Harley Quinn #1.
Amanda Conner, Jimmy Palmiotti, Chad Hardin, Alex Sinclair
There were a lot of directions the ongoing Harley Quinn comic could have taken. The madcap absurdity of Harley Quinn #0 pointed to Harley as an alternative to Marvel’s favorite violent, fourth-wall-breaking madman, Deadpool, as the most likely direction, but there were others. I have to say, though – I did not expect the book to ultimately be a sitcom in which Harley had to maintain a rundown apartment building while fending off hit men and befriending the neighbors, despite that being spoiled in both the zero issue and (to a degree) in the solicits. It just feels like a weird choice.
At the end of the fever dream that was Harley Quinn #0, Harley was given a Coney Island apartment building by a recently deceased former patient of hers at Arkham – and, for a patient at Arkham Asylum who found Harley’s somewhat questionable methods helpful, the offer seems startlingly legitimate. Harley, a tax payer? Holding down regular jobs? There’s no way this can end well – and we don’t want it to! While one of her gigs seems like a pretty obvious sight gag at best, some of her schemes are a little bit longer-running, and should be a blast to follow. Unfortunately, this issue can’t really do much with them. The downside to the path Palmiotti and Conner have chosen to follow is that it requires a lot of set-up, and very little of that set-up is handled with a particularly deft hand here.

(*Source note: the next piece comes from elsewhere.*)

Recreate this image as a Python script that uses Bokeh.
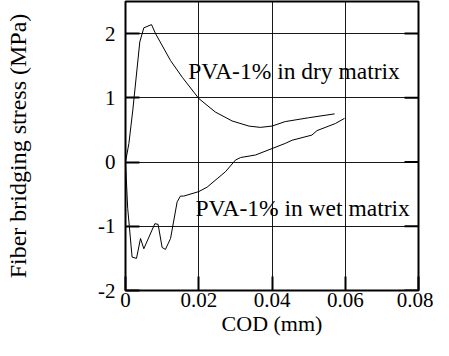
from bokeh.plotting import figure
from bokeh.models import Range1d, FixedTicker, Label
from bokeh.embed import file_html
from bokeh.resources import INLINE

# Data
dry_cod = [0.0, 0.00093, 0.002, 0.0039, 0.005, 0.0071, 0.0082, 0.0123, 0.0155, 0.02,
           0.0245, 0.0291, 0.0337, 0.0368, 0.04, 0.0436, 0.05, 0.0571]
dry_stress = [0.0, 0.29, 0.81, 1.87, 2.09, 2.14, 2.0, 1.58, 1.32, 0.99,
              0.78, 0.64, 0.56, 0.54, 0.56, 0.63, 0.69, 0.75]

wet_cod = [0.0, 0.0006, 0.0018, 0.003, 0.0041, 0.005, 0.008, 0.0089, 0.01, 0.0109,
           0.0123, 0.0141, 0.015, 0.0159, 0.02, 0.0223, 0.025, 0.0273, 0.03, 0.0314,
           0.0355, 0.04, 0.0436, 0.0455, 0.0509, 0.0523, 0.0573, 0.0598]
wet_stress = [0.0, -0.72, -1.48, -1.50, -1.19, -1.35, -0.96, -0.97, -1.33, -1.36,
              -1.19, -0.62, -0.53, -0.53, -0.46, -0.39, -0.26, -0.15, 0.03, 0.07,
              0.11, 0.21, 0.29, 0.34, 0.42, 0.49, 0.60, 0.68]

x_ticks = [0, 0.02, 0.04, 0.06, 0.08]
x_tick_labels = {0: "0", 0.02: "0.02", 0.04: "0.04", 0.06: "0.06", 0.08: "0.08"}
y_ticks = [-2, -1, 0, 1, 2]
y_tick_labels = {-2: "-2", -1: "-1", 0: "0", 1: "1", 2: "2"}

x_title = "COD (mm)"
y_title = "Fiber bridging stress (MPa)"
dry_label = "PVA-1% in dry matrix"
wet_label = "PVA-1% in wet matrix"
dry_label_pos = (0.0171, 1.42)
wet_label_pos = (0.0191, -0.71)

FONT = "Liberation Serif"
TICK_FS = "21px"
LABEL_FS = "22px"
YLABEL_FS = "24px"
NOTE_FS = "23.5px"

p = figure(width=433, height=340, output_backend="svg", toolbar_location=None,
           x_range=Range1d(0, 0.08), y_range=Range1d(-2, 2.5),
           min_border_left=125, min_border_right=15, min_border_top=1,
           min_border_bottom=50)
p.background_fill_color = "white"
p.border_fill_color = "white"
p.outline_line_color = "black"
p.outline_line_width = 2

for ax in (p.xaxis[0], p.yaxis[0]):
    ax.major_label_text_font = FONT
    ax.major_label_text_font_size = TICK_FS
    ax.major_label_text_color = "black"
    ax.axis_label_text_font = FONT
    ax.axis_label_text_font_size = LABEL_FS
    ax.axis_label_text_font_style = "normal"
    ax.axis_label_text_color = "black"
    ax.major_tick_in = 14
    ax.major_tick_out = 0
    ax.major_tick_line_width = 2
    ax.minor_tick_line_color = None
    ax.axis_line_color = None

p.xaxis[0].ticker = FixedTicker(ticks=x_ticks)
p.xaxis[0].major_label_overrides = x_tick_labels
p.xaxis[0].axis_label = x_title
p.xaxis[0].major_label_standoff = 2
p.xaxis[0].axis_label_standoff = 1

p.yaxis[0].ticker = FixedTicker(ticks=y_ticks)
p.yaxis[0].major_label_overrides = y_tick_labels
p.yaxis[0].major_label_standoff = 10
p.yaxis[0].axis_label = y_title
p.yaxis[0].axis_label_text_font_size = YLABEL_FS
p.yaxis[0].axis_label_standoff = 64

p.xgrid.ticker = FixedTicker(ticks=x_ticks)
p.ygrid.ticker = FixedTicker(ticks=y_ticks)
p.grid.grid_line_color = "black"
p.grid.grid_line_width = 1
p.grid.grid_line_alpha = 0.9

# inner tick marks on the right frame edge (half of each dash is clipped by the frame)
p.scatter([x_ticks[-1]] * len(y_ticks), y_ticks, marker="dash", size=28,
          line_color="black", line_width=2)

p.line(dry_cod, dry_stress, line_color="black", line_width=1)
p.line(wet_cod, wet_stress, line_color="black", line_width=1)

for txt, (lx, ly) in ((dry_label, dry_label_pos), (wet_label, wet_label_pos)):
    p.add_layout(Label(x=lx, y=ly, text=txt, text_font=FONT, text_font_size=NOTE_FS,
                       text_color="black", text_baseline="middle", text_align="left",
                       background_fill_color=None))

open("out.html", "w").write(file_html(p, INLINE))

In almost every way possible, this is just a letdown after Harley Quinn #0, though that isn’t particularly fair. How can Chad Hardin compare after an issue that featured art from Bruce Timm, Darwyn Cooke, and Becky Cloonan? Hardin is talented, but a lot of the artists featured in #0 are kinetic, lively stylists whose art is full of personality. With cartoonier styles, the ‘Juggalo Harley’ redesign almost works, but Hardin can’t quite make it as playful as the series around it. Hardin does manage to inject some life into things, though – the best example is an early page featuring the world’s most dejected dachshund, a wonderfully physical sight gag. It’s one of the few moments in the book that makes me smile ever time I see it.
I know I sound fairly negative, but I’m honestly not too disappointed. While I enjoyed the first issue last month, I also noted how easy it was for a book that aggressively manic to slip off the track, as the various Deadpool books have with some regularity. Many of the best comedy comics are either a series of shorts, like Michael Kupperman’s excellent Tales Designed to Thrizzle, or grounded in strong, well-crafted characters or settings, like Valiant’s Archer and Armstrong or Quantum and Woody, and it seems like that’s the direction Harley Quinn is going to take. While Conner, Palmiotti, and Hardin have a tough road ahead, this issue actually gives me some hope that they want to stick with this for the long haul. There are growing pains clearly visible here, but there’s promise, too.